The fractured surface’s percent shear appearance is an additional critical metric. A brittle failure is suggested by a bright, flat surface, whereas a high percentage of fibrous (shear) surface indicates ductile behavior. In practical terms, this visual evaluation assists in quantifying the degree of fracture resistance.
In comparison to tests such as Charpy impact, drop weight testing offers more precise information for pipeline-grade steels, welds, or thicker materials. It also assesses the material’s crack arrest behavior, which is necessary to know for preventing the propagation of fractures in large structures or pressurized systems. This makes drop weight testing particularly advantageous in situations where a sudden failure may result in substantial harm or safety hazards.
Preventing Brittle Fracture in Critical Applications
Brittle fracture is not just a technical issue; it is a serious operational risk. Drop weight testing is highly important in the prevention of such failures by verifying that materials can withstand sudden impacts without cracking, particularly in low-temperature or high-pressure environments. This is especially crucial in applications where the repercussions of failure are severe, such as oil and gas pipelines, structural supports, and pressure vessels.
For instance, pipeline steels used in the transmission of natural gas must exhibit their ability to resist brittle fracture prior to being authorized for use. Drop Weight Tear Testing (DWTT) is required by standards such as API 5L3 and ASTM E436 to assess the initiation and propagation of cracks through welded and base materials. The results serve to confirm that the steel retains its ductility in a variety of temperatures, particularly those that are encountered during winter or underground operations.
In the same way, pressure vessel materials are subjected to drop weight tests to guarantee that they do not fracture in response to internal stress or external shock. These tests frequently serve as a complement to other mechanical evaluations and assist in the qualification of materials for use in accordance with the standards of ASME and other international codes.
These results help engineers define safe operating limits and prevent crack propagation in service. Drop weight test data is frequently required by regulatory bodies, such as those that oversee pipeline transportation (e.g., CFR Part 192 in the United States), to substantiate compliance with fracture control plans.
Selecting the Right Drop‑Weight Test Equipment
Reliable results depend primarily on the precision and quality of the material testing equipment used, as well as the grade of the material. Calibrated masses, adjustable drop heights, a rigid anvil to support the specimen, and a guided drop-weight frame comprise a typical system. The combination of these elements establishes a controlled environment that accurately replicates real-world loading conditions.

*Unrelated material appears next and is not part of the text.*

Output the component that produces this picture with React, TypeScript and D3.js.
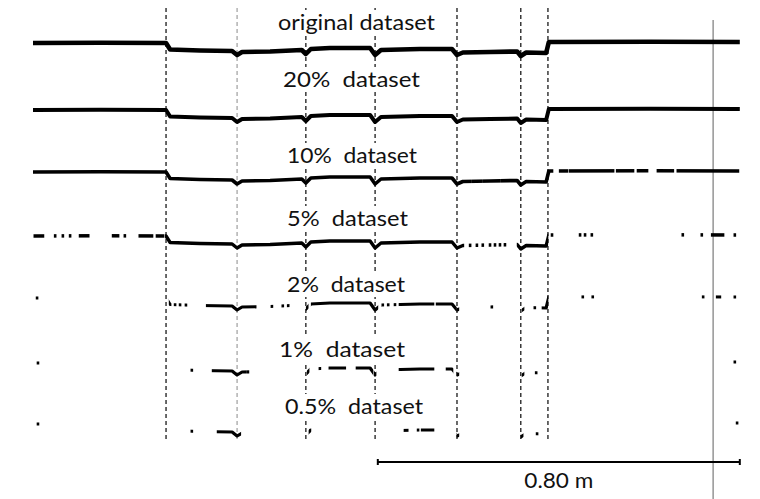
import React from 'react';
import * as d3 from 'd3';

// surveyed profile: distance along the line (m) and height (mm)
const profileX = [0, 0.15, 0.294, 0.303, 0.369, 0.44, 0.451, 0.462, 0.524, 0.594, 0.603, 0.614, 0.656, 0.745, 0.756, 0.769, 0.855, 0.926, 0.937, 0.95, 1.01, 1.07, 1.078, 1.09, 1.134, 1.14, 1.364, 1.562];
const profileZ = [0, 0.5, 0, -13, -15, -16, -24, -18, -17, -14, -22, -12, -10, -10, -24, -14, -12, -12, -24, -19, -18, -17, -26, -19, -20, 2, 2.5, 2];

const datasetNames = ['original dataset', '20%  dataset', '10%  dataset', '5%  dataset', '2%  dataset', '1%  dataset', '0.5%  dataset'];
// vertical offset of each stacked profile (mm)
const datasetOffset = [0, -134, -258, -386, -510, -640, -762];

// stretches of the profile that still hold points, [from, to] in m
const coverOriginal = [[0, 1.562]];
const cover20 = [[0, 1.562]];
const cover10 = [
  [0, 0.95], [0.955, 0.966], [0.972, 0.99], [0.996, 1.03], [1.036, 1.142],
  [1.147, 1.147], [1.165, 1.18], [1.187, 1.282], [1.291, 1.326], [1.337, 1.357],
  [1.381, 1.414], [1.425, 1.558],
];
const cover5 = [
  [0.004, 0.022], [0.049, 0.049], [0.066, 0.066], [0.082, 0.082], [0.104, 0.122],
  [0.177, 0.188], [0.203, 0.203], [0.236, 0.263], [0.274, 0.287], [0.294, 0.95],
  [0.966, 0.966], [0.981, 0.981], [0.994, 0.994], [1.01, 1.01], [1.021, 1.021],
  [1.032, 1.032], [1.043, 1.043], [1.072, 1.136], [1.147, 1.147], [1.209, 1.209],
  [1.22, 1.22], [1.235, 1.235], [1.436, 1.436], [1.478, 1.478], [1.501, 1.525],
  [1.551, 1.551],
];
const cover2 = [
  [0.009, 0.009], [0.303, 0.303], [0.314, 0.314], [0.325, 0.325], [0.338, 0.338],
  [0.385, 0.491], [0.528, 0.528], [0.552, 0.552], [0.564, 0.564], [0.606, 0.606],
  [0.617, 0.76], [0.773, 0.773], [0.785, 0.785], [0.8, 0.8], [0.811, 0.884],
  [0.893, 0.933], [0.939, 0.939], [1.014, 1.014], [1.083, 1.083], [1.109, 1.109],
  [1.127, 1.136], [1.215, 1.215], [1.237, 1.237], [1.481, 1.481], [1.512, 1.518],
  [1.551, 1.551],
];
const cover1 = [
  [0.011, 0.011], [0.351, 0.351], [0.398, 0.469], [0.475, 0.475], [0.608, 0.608],
  [0.634, 0.634], [0.656, 0.689], [0.716, 0.749], [0.756, 0.756], [0.811, 0.884],
  [0.915, 0.926], [0.939, 0.939], [1.083, 1.083], [1.112, 1.112], [1.551, 1.551],
];
const cover05 = [
  [0.011, 0.011], [0.351, 0.351], [0.409, 0.457], [0.612, 0.612], [0.822, 0.827],
  [0.851, 0.851], [0.86, 0.884], [0.939, 0.939], [1.081, 1.081], [1.114, 1.114],
  [1.556, 1.556],
];
const datasetCover = [coverOriginal, cover20, cover10, cover5, cover2, cover1, cover05];

// joints marked with dashed lines (m); the second one is drawn grey
const jointX = [0.294, 0.451, 0.603, 0.756, 0.937, 1.078, 1.138];
const referenceX = 1.503;
const scaleBarFrom = 0.762;
const scaleBarLength = 0.8;
const scaleBarLabel = '0.80 m';

const W = 760;
const H = 499;
const FONT = 'Lato, "DejaVu Sans", sans-serif';

// label layout (px): left edge, baseline, width
const labelLeft = [278, 283, 287, 287, 287, 279, 285];
const labelBase = [30, 87, 163, 226, 292, 357, 414];
const labelWidth = [157, 137, 130, 121, 118, 126, 138];
const lineWidth = [4.6, 4, 3.6, 3.4, 3.2, 3.2, 3.2];

const x = d3.scaleLinear().domain([0, scaleBarLength]).range([33, 395]);
const y = d3.scaleLinear().domain([0, -20]).range([43, 53]);

export default function App() {
  const line = (offset: number) =>
    d3.line<number>()
      .x((_, i) => x(profileX[i]))
      .y((d) => y(d + offset))(profileZ) as string;

  const barY = 462;
  const barX0 = x(scaleBarFrom);
  const barX1 = x(scaleBarFrom + scaleBarLength);

  return (
    <svg width={W} height={H} style={{ position: 'absolute', left: 0, top: 0, background: '#fff' }}>
      <defs>
        {datasetCover.map((cover, i) => (
          <clipPath id={`cover-${i}`} key={i}>
            {cover.map(([a, b], j) => (
              <rect key={j} x={x(a) - 1.3} y={0} width={x(b) - x(a) + 2.6} height={H} />
            ))}
          </clipPath>
        ))}
      </defs>

      {/* joints */}
      {jointX.map((jx, i) => (
        <line key={i} x1={x(jx)} x2={x(jx)} y1={8} y2={441}
          stroke={i === 1 ? '#8a8a8a' : '#1a1a1a'} strokeWidth={i === 1 ? 1 : 1.3}
          strokeDasharray="4 3" />
      ))}
      <line x1={x(referenceX)} x2={x(referenceX)} y1={20} y2={H} stroke="#7a7a7a" strokeWidth={1.2} />

      {/* labels on white boxes */}
      {datasetNames.map((name, i) => (
        <g key={name}>
          <rect x={labelLeft[i] - 4} y={labelBase[i] - 20} width={labelWidth[i] + 8} height={25} fill="#fff" />
          <text x={labelLeft[i]} y={labelBase[i]} fontFamily={FONT} fontSize={21} fill="#111"
            textLength={labelWidth[i]} lengthAdjust="spacingAndGlyphs" style={{ whiteSpace: 'pre' }}>
            {name}
          </text>
        </g>
      ))}

      {/* profiles */}
      {datasetOffset.map((off, i) => (
        <path key={i} d={line(off)} fill="none" stroke="#000" strokeWidth={lineWidth[i]}
          strokeLinejoin="round" clipPath={`url(#cover-${i})`} />
      ))}

      {/* scale bar */}
      <line x1={barX0} x2={barX1} y1={barY} y2={barY} stroke="#000" strokeWidth={2} />
      <line x1={barX0} x2={barX0} y1={barY - 3} y2={barY + 3} stroke="#000" strokeWidth={2} />
      <line x1={barX1} x2={barX1} y1={barY - 3} y2={barY + 3} stroke="#000" strokeWidth={2} />
      <text x={(barX0 + barX1) / 2} y={488} textAnchor="middle" fontFamily={FONT} fontSize={21} fill="#111"
        textLength={69} lengthAdjust="spacingAndGlyphs">
        {scaleBarLabel}
      </text>
    </svg>
  );
}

To meet the requirements of ASTM E208 and E436, the equipment must apply consistent force to the notched specimen with proper alignment. Proper alignment, drop control, and notch preparation are necessary for obtaining reliable outcomes. Fracture appearance and transition temperature readings can be inaccurately determined by even minor variations in specimen mounting or weight drop height.
A number of advanced impact testing equipment also incorporate temperature conditioning units, which enable the testing of materials at temperatures that are either elevated or sub-zero. This step is crucial for determining the nil-ductility transition temperature and comprehending the behavior of materials in actual service conditions.
An additional critical factor is adaptability. Equipment should be capable of handling an extensive selection of specimen sizes and geometries, particularly when testing pipeline steel, structural sections, or weld samples. Adjustable energy ranges and interchangeable tooling enhance efficiency and broaden the testing capabilities for different material types.
While machine design is crucial, the ability of the supplier to provide long-term operational support is equally important. The availability of spare parts, application support, and calibration services all contribute to the reliability of overall performance. Testing laboratories are able to preserve compliance and consistency over time by partnering with companies that provide comprehensive solutions, rather than merely machinery.
Transforming Impact Data into More Secure Design Decisions
Drop weight testing can be very helpful for the prevention of brittle fractures, as it offers clear, actionable insights into the response of materials to sudden force. The data allows safer structural design and smarter material selection, from determining safe operating temperatures to verifying crack resistance.
When combined with established testing standards and properly calibrated equipment, drop weight testing becomes an efficient way of guaranteeing that materials will maintain their integrity under harsh service conditions.